An experiment was conducted in fully instrumented field lysimeters which had undisturbed soil cores. Rainfall was eliminated as a variable by an automated movable shelter which protected the lysimeters from rain. The field measurements that were made in each lysimeter were soil water content, leaf temperature, lead resistance, leaf water potential, leaf area index, and crop height. Measurements of wind speed, air temperature, dew-point temperature, and net radiation were made above the crop.
The yield and water use efficiency of grain sorghum under high frequency irrigation was decreased primarily by water deficits occurring during the boot-to-bloom growth period. Water use efficiency was increased when water deficits were carefully managed by applying small, frequent applications of water and avoiding large deficits during the boot-to-bloom period.
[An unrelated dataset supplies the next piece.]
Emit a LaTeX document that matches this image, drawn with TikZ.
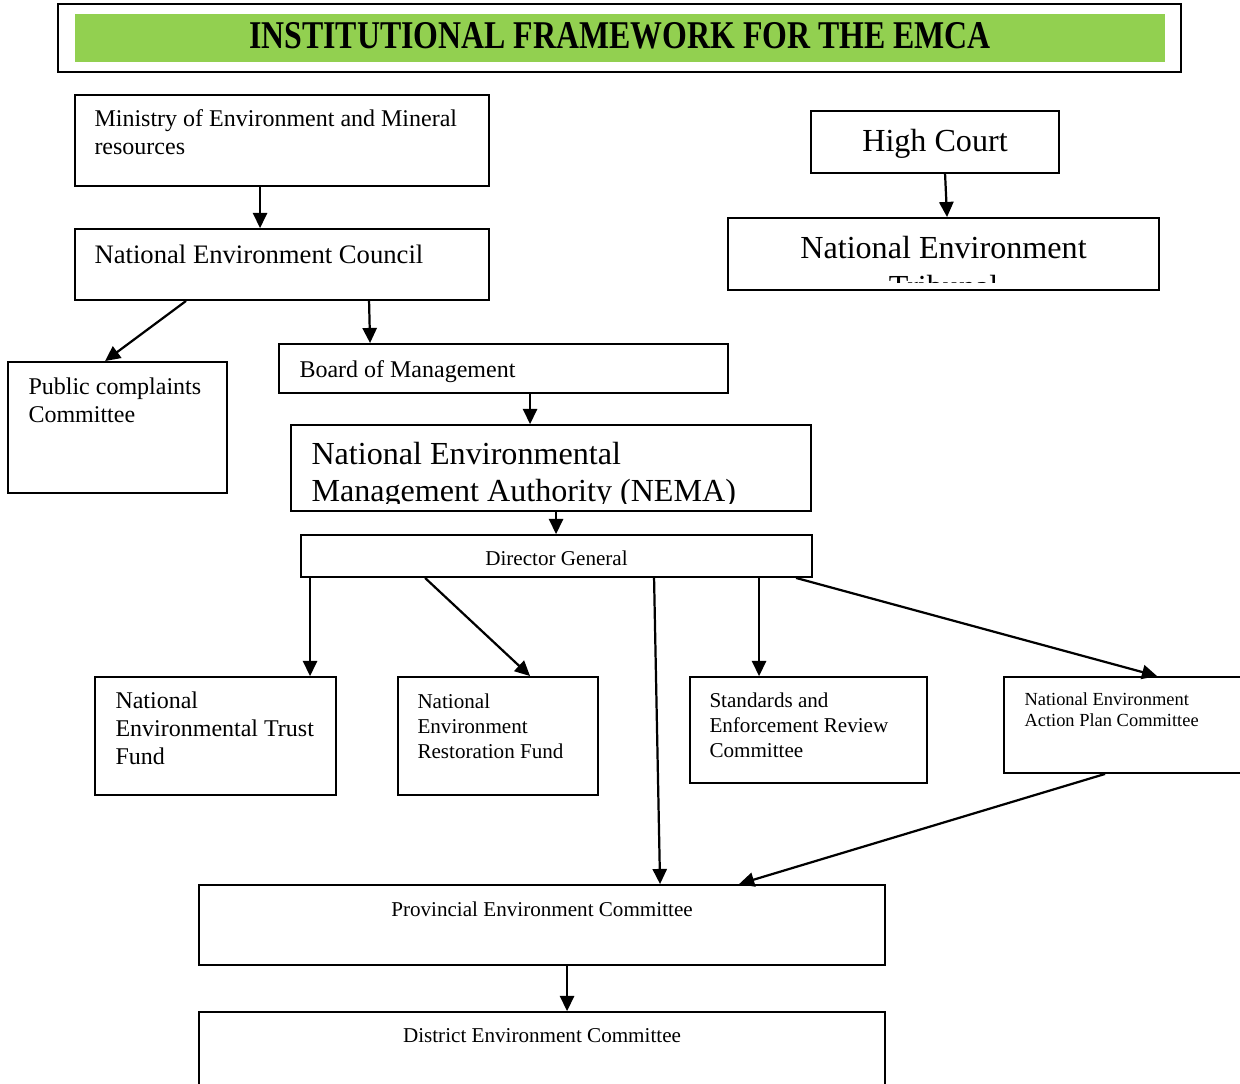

Yield models of the multiplicative- and additive-type were compared to the yield data. Only small differences between the models resulted, which were due primarily to the small set of data used to develop and test the models. However, within the range of the data, each model was an acceptable representation of the actual results of independent experiments.
An environmental model which used Monte Carlo methods to simulate temperature, rainfall, and potential evaporation was developed for Temple, Texas. This model was coupled to the Blackland soil water balance model to simulate the water use of grain sorghum under high frequency irrigation.
Stochastic dynamic programming was used to maximize the expected yield per unit of available irrigation water. The results indicated that irrigation requirements could be reduced by almost one-half without appreciable loss in yield if the irrigation water was supplied optimally throughout the season. Also, pre-irrigation (irrigation at or prior to germination) was preferred to using a like-amount of water, supplied optimally later in the season, if the soil water content was less than 150 mm.
This research demonstrated the potential of high frequency irrigation to improve water use efficiency. The application of operations research techniques greatly improved the understanding of the interactions of a large number of components and enhanced the decision selection under uncertain outcomes.